Neste sentido, veja-se o Acórdão do TC Nº 592/2024 de 24 de setembro de 2024 , que nos diz:
Especificamente em relação à proibição do arbítrio, que é a vertente ou dimensão do princípio da igualdade que, para já, aqui nos interessa, o Tribunal Constitucional tem reiteradamente reconhecido, em vasta jurisprudência sobre esta matéria, que o princípio da igualdade, na dimensão da proibição do arbítrio, atua como um princípio negativo de controlo da atividade do legislador:
«Ora, o princípio da igualdade não proíbe o legislador da realização de todas e quaisquer distinções, mas apresenta-se aqui, como decorrência do artigo 13.º, n.º 1, da Constituição, como limite objetivo da discricionariedade legislativa, proibindo o arbítrio. Assim, pode o legislador, no âmbito da sua liberdade de conformação, estabelecer diferenciações de tratamento, desde que fundadas racional e objetivamente e ditadas pela razoabilidade. Pode considerar-se não existir censura constitucional, por outras palavras, quando ocorre um fundamento material suficiente que neutralize o arbítrio e afaste a discriminação infundada (cfr., v.g., os Acórdãos do Tribunal Constitucional n.º 335/94, Plenário, ponto III. 2.1., n.º 563/96, Plenário, ponto III. 1.2., n.º 546/2011, 3.ª Secção, ponto 12, n.º 641/2013, Plenário, ponto 10, n.º 93/2014, Plenário, ponto 17 n.º 173/2014, Plenário, ponto 7, e n.º 526/2016, 1.ª Secção, ponto 6). Como refere o Acórdão n.º 437/2006, 3.ª Secção, ponto 7:
«Na verdade, o princípio da igualdade, entendido como limite objetivo da discricionariedade legislativa, não veda à lei a adoção de medidas que estabeleçam distinções. Todavia, proíbe a criação de medidas que estabeleçam distinções discriminatórias, isto é, desigualdades de tratamento materialmente não fundadas ou sem qualquer fundamentação razoável, objetiva e racional. O princípio da igualdade, enquanto princípio vinculativo da lei, traduz-se numa ideia geral de proibição do arbítrio (cfr. por todos Acórdão n.º 232/2003, (…)».

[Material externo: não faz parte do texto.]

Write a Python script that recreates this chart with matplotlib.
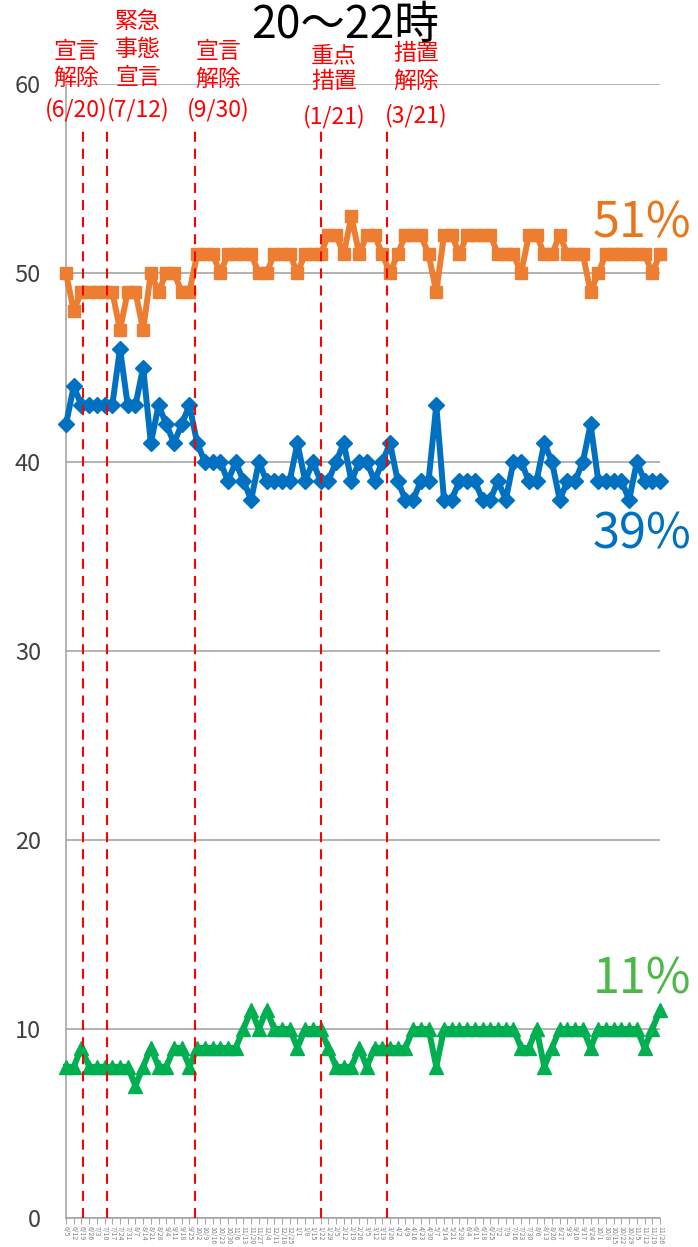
import matplotlib.pyplot as plt
import pandas as pd

plt.rcParams['font.family'] = ['Noto Sans CJK JP', 'DejaVu Sans']

# weekly survey, 20-22h
dates = pd.date_range('2021-06-05', periods=78, freq='7D')

orange = [50, 48, 49, 49, 49, 49, 49, 47, 49, 49,
          47, 50, 49, 50, 50, 49, 49, 51, 51, 51,
          50, 51, 51, 51, 51, 50, 50, 51, 51, 51,
          50, 51, 51, 51, 52, 52, 51, 53, 51, 52,
          52, 51, 50, 51, 52, 52, 52, 51, 49, 52,
          52, 51, 52, 52, 52, 52, 51, 51, 51, 50,
          52, 52, 51, 51, 52, 51, 51, 51, 49, 50,
          51, 51, 51, 51, 51, 51, 50, 51]
blue = [42, 44, 43, 43, 43, 43, 43, 46, 43, 43,
        45, 41, 43, 42, 41, 42, 43, 41, 40, 40,
        40, 39, 40, 39, 38, 40, 39, 39, 39, 39,
        41, 39, 40, 39, 39, 40, 41, 39, 40, 40,
        39, 40, 41, 39, 38, 38, 39, 39, 43, 38,
        38, 39, 39, 39, 38, 38, 39, 38, 40, 40,
        39, 39, 41, 40, 38, 39, 39, 40, 42, 39,
        39, 39, 39, 38, 40, 39, 39, 39]
green = [8, 8, 9, 8, 8, 8, 8, 8, 8, 7,
         8, 9, 8, 8, 9, 9, 8, 9, 9, 9,
         9, 9, 9, 10, 11, 10, 11, 10, 10, 10,
         9, 10, 10, 10, 9, 8, 8, 8, 9, 8,
         9, 9, 9, 9, 9, 10, 10, 10, 8, 10,
         10, 10, 10, 10, 10, 10, 10, 10, 10, 9,
         9, 10, 8, 9, 10, 10, 10, 10, 9, 10,
         10, 10, 10, 10, 10, 9, 10, 11]

events = pd.to_datetime(['2021-06-20', '2021-07-12', '2021-09-30',
                         '2022-01-22', '2022-03-23'])
event_labels = [['宣言', '解除', '(6/20)'],
                ['緊急', '事態', '宣言', '(7/12)'],
                ['宣言', '解除', '(9/30)'],
                ['重点', '措置', '(1/21)'],
                ['措置', '解除', '(3/21)']]
end_labels = ['51%', '39%', '11%']

W, H = 698, 1247
fig = plt.figure(figsize=(W / 100, H / 100), dpi=100)
ax = fig.add_axes([66 / W, 1 - 1218 / H, 594 / W, 1134 / H])

ax.plot(dates, orange, color='#ED7D31', lw=4.3, marker='s', ms=8, clip_on=False, zorder=3)
ax.plot(dates, blue, color='#0070C0', lw=4.3, marker='D', ms=8, clip_on=False, zorder=3)
ax.plot(dates, green, color='#00B050', lw=4.3, marker='^', ms=10.5, clip_on=False, zorder=3)

for d in events:
    ax.plot([d, d], [0, 57.7], color='#FF0000', lw=1.5, ls=(0, (4.8, 3.4)),
            clip_on=False, zorder=5)

ax.set_xlim(dates[0], dates[-1])
ax.set_ylim(0, 60)
ax.set_yticks(range(0, 61, 10))
ax.yaxis.grid(True, color='#A6A6A6', lw=1.2)
ax.set_axisbelow(True)
for s in ['top', 'right']:
    ax.spines[s].set_visible(False)
ax.spines['left'].set_color('#A6A6A6')
ax.spines['bottom'].set_color('#A6A6A6')
ax.spines['left'].set_linewidth(1.2)
ax.spines['bottom'].set_linewidth(1.2)

ax.set_xticks(dates)
ax.set_xticklabels([f'{d.month}/{d.day}' for d in dates], rotation=270,
                   fontsize=5, color='#7F7F7F')
ax.tick_params(axis='x', length=4, color='#A6A6A6', pad=2)
ax.tick_params(axis='y', length=0, pad=18, labelsize=17, labelcolor='#404040')

# event annotations (one text per line)
ann_x = [76, 138, 218, 334, 416]
ann_y = [[51, 78, 110], [21, 50, 78, 110], [51, 79, 110], [56, 82, 117], [53, 81, 116]]
for lines, x, ys in zip(event_labels, ann_x, ann_y):
    for s, y in zip(lines, ys):
        fig.text(x / W, 1 - y / H, s, color='#FF0000', fontsize=16.5,
                 ha='center', va='center')

fig.text(345 / W, 1 - 2 / H, '20～22時', fontsize=32, ha='center', va='top')

end_colors = ['#E8761C', '#0070C0', '#4CB848']
end_y = [224, 535, 980]
for s, c, y in zip(end_labels, end_colors, end_y):
    fig.text(642 / W, 1 - y / H, s, color=c, fontsize=35, ha='center', va='center')

fig.savefig('out.png', dpi=100)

Isto porque, ao legislador ordinário cabe o primado da concretização dos princípios constitucionais e a correspondente liberdade de conformação, a qual, na espécie, assume necessariamente amplitude considerável. Estando-se num domínio reservado à margem de conformação do legislador, há que apenas apreciar se tal diferença de regime legislativo se poderá ter por desrazoável» (acórdão n.º 545/2019, de 16 de outubro, negrito nosso).
Perante o exposto, a interpretação conferida ao artigo 12.º-A, do CIRS, não é violadora do princípio da igualdade.
Termos que este tribunal arbitral entende ser de improceder a alegada violação do princípio da igualdade.
5. Decisão
Termos em que, com os fundamentos de facto e de direito que supra ficaram expostos, decide o Tribunal Arbitral julgar:
a) improcedentes as exceções suscitadas pela Autoridade Tributária e Aduaneira;
b) indeferir o pedido de suspensão por causa prejudicial;
c) improcedente o pedido de pronúncia arbitral formulado pelo Requerente e, em conformidade, absolvendo-se a Requerida do pedido, com as legais consequências.
6. Valor do processo
De harmonia com o disposto no art. 306.º, n.º 2, do CPC e 97.º -A, n.º 1, alínea a), do CPPT e 3.º, n.º 2, do Regulamento de Custas nos Processos de Arbitragem Tributária fixa-se ao processo o valor de € 2.999,05 (dois mil, novecentos e noventa e nove euros e cinco cêntimos), indicado pelo Requerente sem oposição da Autoridade Tributária e Aduaneira.
7. Custas
Nos termos do art. 22.º, n.º 4, do RJAT, fixa-se o montante das custas em € 612.00 (seiscentos e doze euros) , nos termos da Tabela I anexa ao Regulamento de Custas nos Processos de Arbitragem Tributária, a cargo do Requerente.